WHAT IS NEEDED: Please, without the pictures, retype exactly the lines from the start of the material through the line that holds "const xMin = 0, xMax = 30, xStep = 5;".

RECORDED INFORMATION:
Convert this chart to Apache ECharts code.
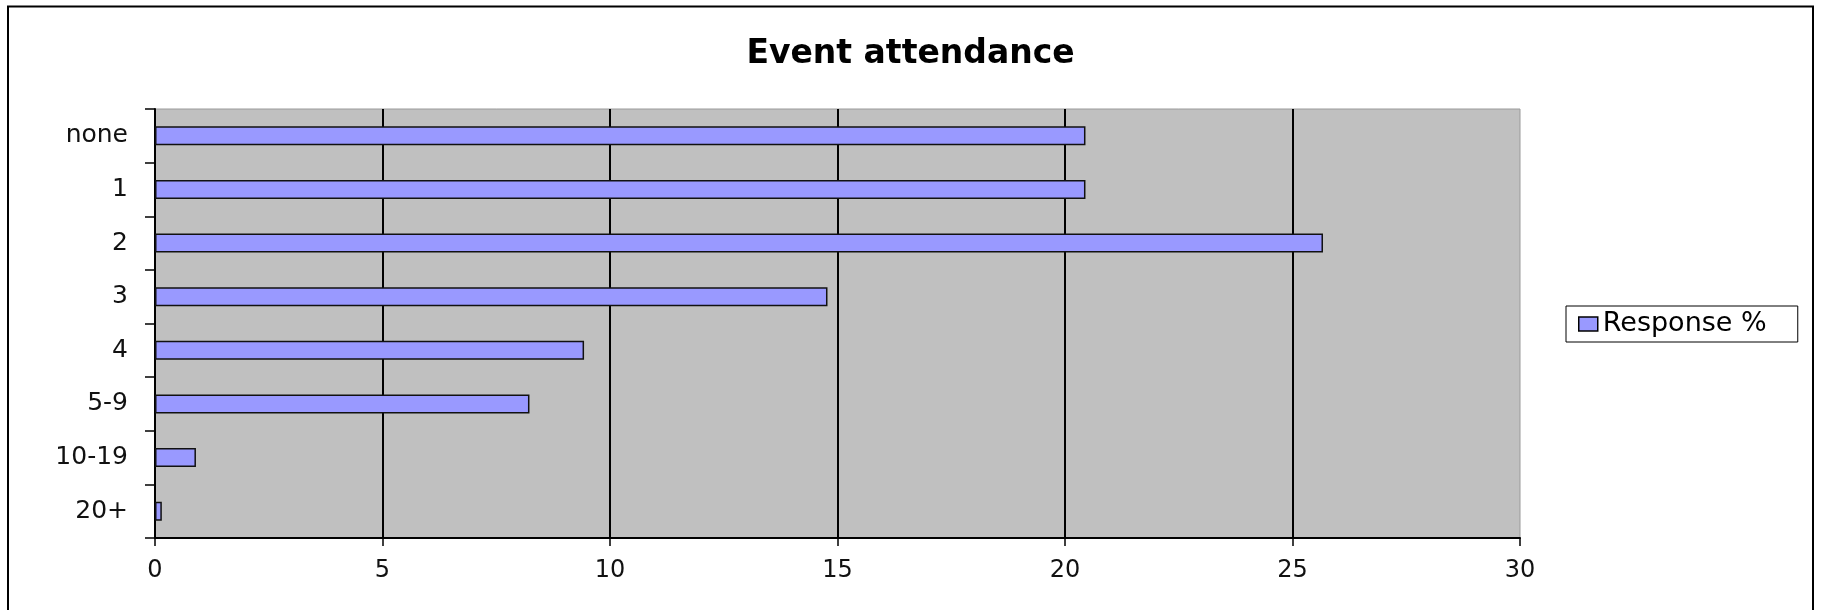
<!DOCTYPE html>
<html>
<head>
<meta charset="utf-8">
<script src="https://cdn.jsdelivr.net/npm/echarts@6/dist/echarts.min.js"></script>
<style>
  html, body { margin: 0; padding: 0; background: #fff; }
  #chart { width: 1821px; height: 610px; }
</style>
</head>
<body>
<div id="chart"></div>
<script>
const titleText = 'Event attendance';
const seriesName = 'Response %';
const categories = ['none', '1', '2', '3', '4', '5-9', '10-19', '20+'];
const responsePct = [20.45, 20.45, 25.67, 14.78, 9.43, 8.23, 0.9, 0.15];
const xMin = 0, xMax = 30, xStep = 5;

const font = 'DejaVu Sans';
const chart = echarts.init(document.getElementById('chart'), null, { renderer: 'canvas' });
chart.setOption({
  animation: false,
  backgroundColor: '#ffffff',
  graphic: [{
    type: 'rect',
    shape: { x: 8, y: 6.5, width: 1805, height: 800 },
    style: { fill: 'none', stroke: '#000', lineWidth: 2 },
    silent: true
  }],
  title: {
    text: titleText,
    left: 'center',
    top: 38,
    padding: 0,
    textStyle: { fontFamily: font, fontWeight: 'bold', fontSize: 33, color: '#000' }
  },
  legend: {
    data: [seriesName],
    left: 1566,
    top: 306,
    orient: 'vertical',
    padding: [4, 10, 4, 12],
    borderColor: '#000',
    borderWidth: 1,
    itemWidth: 19,
    itemHeight: 14,
    icon: 'rect',
    itemStyle: { color: '#9999FF', borderColor: '#000', borderWidth: 1.5 },
    textStyle: { fontFamily: font, fontSize: 27, color: '#000', lineHeight: 28, width: 185 }
  },
  grid: {
    left: 155, right: 301, top: 109, bottom: 72,
    show: true,
    backgroundColor: '#C0C0C0',
    borderColor: '#9a9a9a',
    borderWidth: 1
  },
  xAxis: {
    type: 'value',
    min: xMin, max: xMax, interval: xStep,
    axisLine: { show: true, lineStyle: { color: '#000', width: 2 } },
    axisTick: { show: true, length: 8, lineStyle: { color: '#000', width: 1.5 } },
    axisLabel: { margin: 21, fontFamily: font, fontSize: 24, color: '#111' },
    splitLine: { show: true, showMinLine: false, showMaxLine: false, lineStyle: { color: '#000', width: 2 } }
  },
  yAxis: {
    type: 'category',
    inverse: true,
    data: categories,
    axisLine: { show: true, lineStyle: { color: '#000', width: 2 } },
    axisTick: { show: true, length: 10, lineStyle: { color: '#000', width: 1.5 } },
    axisLabel: { margin: 27, fontFamily: font, fontSize: 25, color: '#111' },
    splitLine: { show: false }
  },
  series: [{
    name: seriesName,
    type: 'bar',
    data: responsePct,
    barWidth: 19,
    itemStyle: { color: '#9999FF', borderColor: '#111', borderWidth: 1.5 }
  }]
});
</script>
</body>
</html>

ANSWER:
Convert this chart to Apache ECharts code.
<!DOCTYPE html>
<html>
<head>
<meta charset="utf-8">
<script src="https://cdn.jsdelivr.net/npm/echarts@6/dist/echarts.min.js"></script>
<style>
  html, body { margin: 0; padding: 0; background: #fff; }
  #chart { width: 1821px; height: 610px; }
</style>
</head>
<body>
<div id="chart"></div>
<script>
const titleText = 'Event attendance';
const seriesName = 'Response %';
const categories = ['none', '1', '2', '3', '4', '5-9', '10-19', '20+'];
const responsePct = [20.45, 20.45, 25.67, 14.78, 9.43, 8.23, 0.9, 0.15];
const xMin = 0, xMax = 30, xStep = 5;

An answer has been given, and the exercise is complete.